На этот раз все шло по ритуалу, без экспромтов. Время было назначено заранее. Пропуск на машину выписан в установленном порядке. Удостоверение личности проверили на пути к цели раз пять. Брежнев сидел в своем кабинете за рабочим столом и вертел в руках стопку карандашей. Выглядел он лучше, чем полтора года назад.

– Стокгольм, значит, – пробасил он, заглянув на всякий случай в бумажку, которая лежала перед ним. – Борис Дмитриевич. Я знаю, знаю. Хорошая страна, хороший город. У меня там сын работает торгпредом.

«Работал», – чуть было не поправил я его, но сдержался. Сын его, Юрий Леонидович Брежнев, прослуживший несколько лет в Швеции торгпредом, был только что назначен первым заместителем министра внешней торговли.

Я начал было говорить о стране, о своих намерениях… Он не дослушал. Заглянув еще раз в ту же бумажку, спросил, чему-то про себя усмехнувшись:

– Ну, Борис Дмитриевич, скажи, чего ты от меня хочешь? Я пробормотал что-то вроде того, что разрешите, мол, от вас передать добрые пожелания премьер-министру Пальме и выразить надежду на улучшение отношений между… Он с оттенком недоумения посмотрел на меня:

– Передай, передай. Скажи, что… Ну, ты сам знаешь, что сказать…

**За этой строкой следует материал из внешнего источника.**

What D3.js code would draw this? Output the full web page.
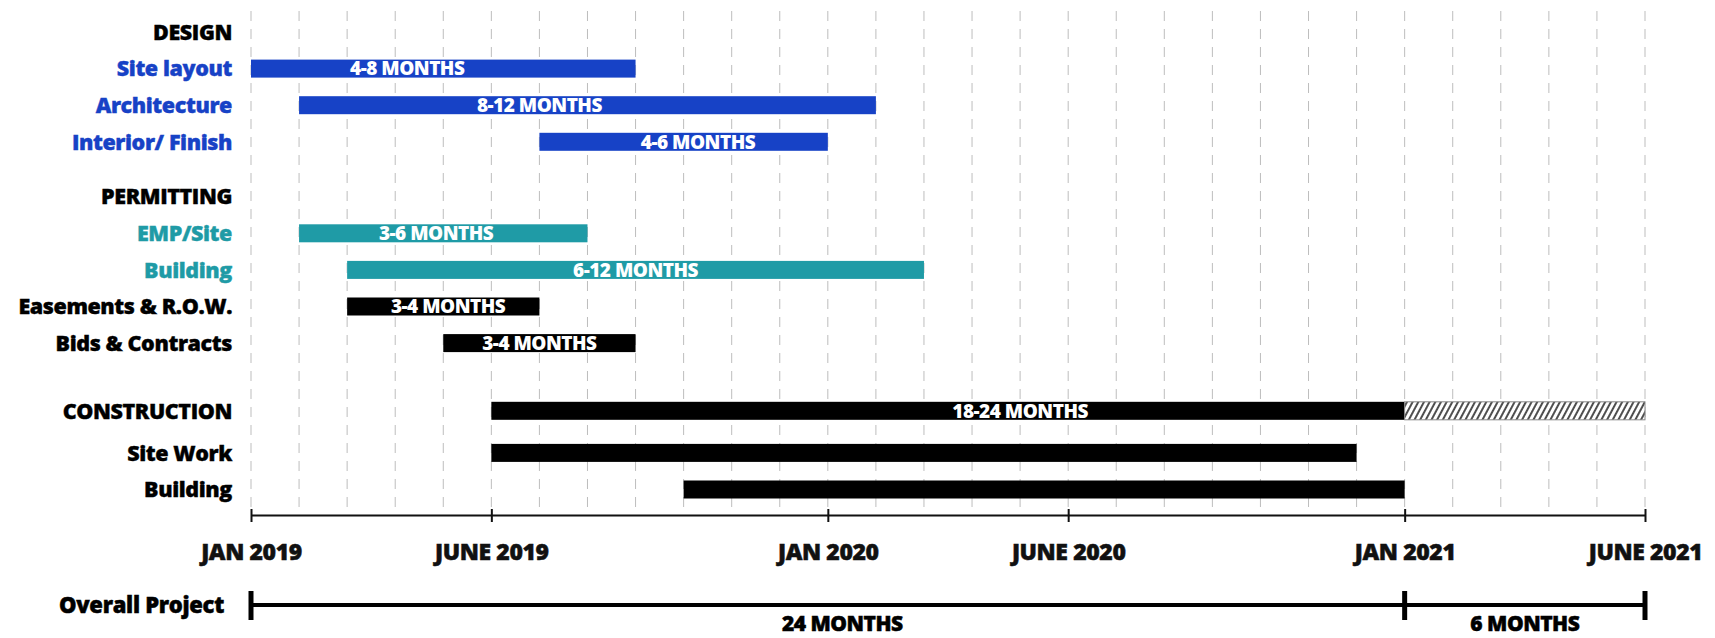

Он протянул мне руку. Я пожелал ему здоровья на благо…

На следующий день первый заместитель министра иностранных дел Анатолий Гаврилович Ковалев дотошно расспрашивал меня о моем походе «наверх». Я, естественно, не умолчал о заданном мне вопросе.

– Ну и что ты ему ответил? – загорелись глаза у Толи, с которым мы подружились на почве общей любви к поэзии.

– Попросил разрешения передать от его имени привет Улофу Пальме, – пожал я плечами.

И он посмотрел на меня как на идиота.